How to Read Your Bible

I know, right? – “How to Read Your Bible” – sounds kindof silly when you really think about it. But so many of us read through the Bible and just don’t “get it.” Have you ever done that? You section off that specific time of morning or evening – 10 min or 20 min – and then read your assigned passage for the day… but an hour later, you can’t even remember what you read? So often we concentrate on finishing a chapter or a book… then on to the next segment. I think we as a church may have pharisaically brought this on ourselves. So much emphasis is placed on reading your Bible every day, or on reading the Bible through in a year, or in two years. I highly suggest you read your Bible every day… and it would be great for us all to complete the biblical text in its entirety in a year or two. But when we focus on segmented completion, it’s kindof like putting the emPHAsis on the wrong SylLAble. The letters, words, and phrases pass through our spiritual ears, but are we really understanding what we’re reading? Is the goal to obsessively read every letter, phrase, chapter, and book of the Bible so that we can say, “I read it?” Or is the goal to understand biblical truth?

I believe that every word of scripture is inspired (breathed out) by God… 2 Tim 3:16. And if that is true, then shouldn’t we be hanging on God’s every word? If He had a divine purpose in revealing His truth to us, shouldn’t we be eager not just to hear that truth, but to understand it? Then why are we satisfied with a routine approach to habitual segmented completion? It seems awfully pharisaical to me. Reading your Bible every day is a great idea – but understanding what God intended to communicate through it is an even better one.

Here are some tips to understanding what you read in your Bible. I use these every time I open God’s Word. I hope they prove useful to you as well.

1. Go for depth, not breadth. In some books of the Bible, it may take me a couple of weeks to get through 3 or 4 verses. For example, when reading through the NT book of Hebrews, the language is so rich, and there is such allusion to Old Testament scripture that it may take me three or four days of cross-referencing to completely understand just a couple of words. But after all of that cross-referencing and reflection, I always come out with a much clearer understanding than I would have if I had just kept reading. Pick a book of the Bible (if you’ve never done this before, I suggest the Gospel of John) and decide not that you’ll read the whole book over a certain period of time, but that you will understand the depth of truth presented. You may be able to read through a whole chapter one day, and then really need to focus on just a couple of verses for a week or so. The goal is not to cover a good breadth of passage (not to get through “x” amount of pages or chapters every day), but to grasp the depth (the deep truth) presented.
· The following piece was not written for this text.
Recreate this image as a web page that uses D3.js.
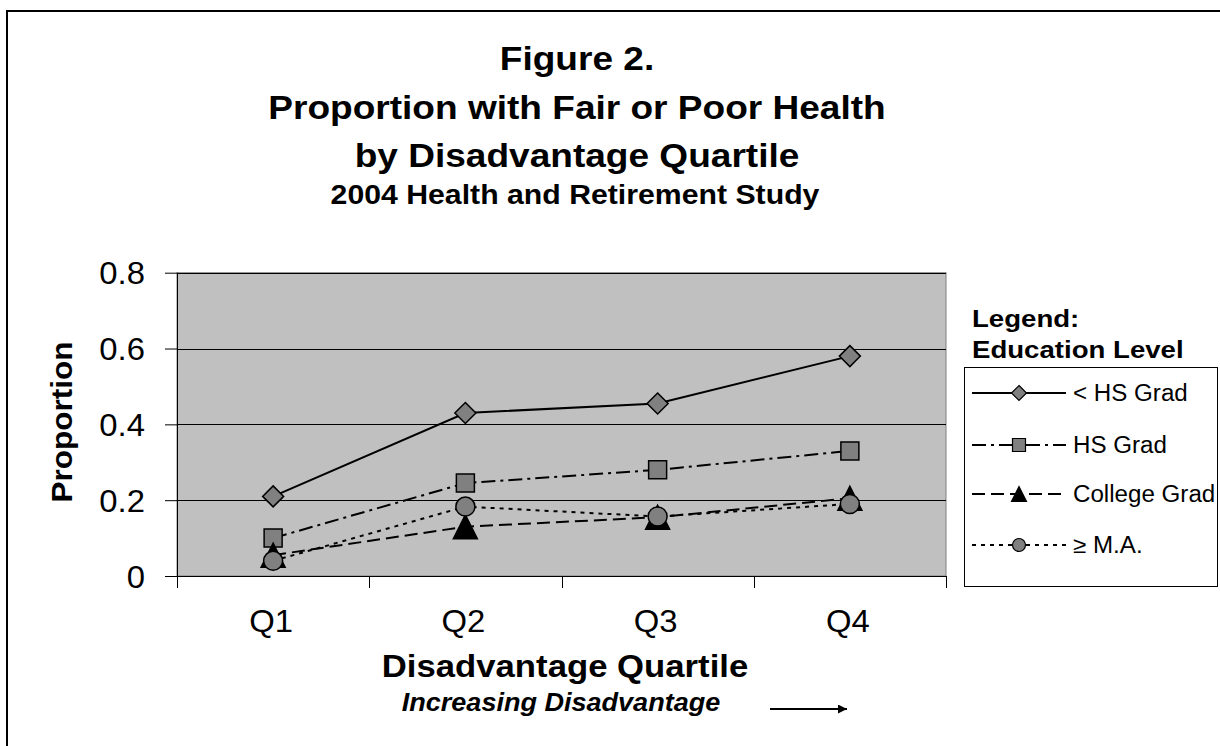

2. Ask yourself questions about the text. This is quite possibly the best suggestion I can give you. Start with these questions:

  • Who is writing (under God’s inspiration), and to whom are they writing?
  • What challenges or situations may the hearers/readers of this original message have been facing? Can I relate to those challenges or situations in any way personally? My family? My church? My country?
  • What general or specific message is the original author trying to convey?
  • Does this sound familiar? Are there other passages of scripture that I need to cross-reference to understand this passage more completely?
  • How does this message apply to me in my own personal life right now?
  • What am I going to change about myself today that will make me submissive to this truth?

3. Pray for understanding. God wants to reveal His truth to you. He desires that you understand. Pray as the Psalmist prayed:

Help me understand the meaning of Your precepts so that I can meditate on Your wonders…. Teach me, Lord, the meaning of Your statutes, and I will always keep them. Help me understand Your instruction and I will obey it and follow it with all my heart.   – Psalm 119:27, 33-34.

4. Ask a pastor or church leader/teacher whom you trust. Most pastors, Bible-study leaders, and biblical teachers are delighted to explain to you the deep truth of God’s revealed Word. Good ones will first make sure you have gone through suggestions 1,2, and 3 first… and then if you still need clarification, they consider it an honor to lead you into a deeper understanding of biblical truth. Be careful, however, that you never place too much emphasis on other people’s interpretation of scripture. There is only one interpretation that is correct, and that is God’s interpretation… after all, He’s the One who wrote it. Pastors and church leaders can get it wrong too. So test what they tell you against scripture, and don’t stop praying that the Lord will give you understanding.

5. Don’t get hung up on anything. There are some passages of scripture that you will struggle with for quite some time… praying, studying, and seeking help… but the answer still will not come. Don’t let that shake your faith. As you continue to grow in the knowledge of God’s Word, things that once stumped you will come to light. Other scripture you come across later may even give you the interpretation you were seeking. Seemingly contradictory passages are often worked out over time through further study, rethinking of possibilities, or even a sudden divine revelation from the Holy Spirit. Don’t get so hung up on one passage that it shakes your faith and hinders you from continuing to grow in God’s Word.

I pray this is helpful to you. Please don’t misunderstand my intentions. The desire to read through the Bible in its entirety is an honorable one. But let’s not get so focused on human accomplishment or obsessive, habitual repetition that we loose sight of the main goal in scripture reading… understanding God’s truth. He has revealed Himself through scripture. Read to understand.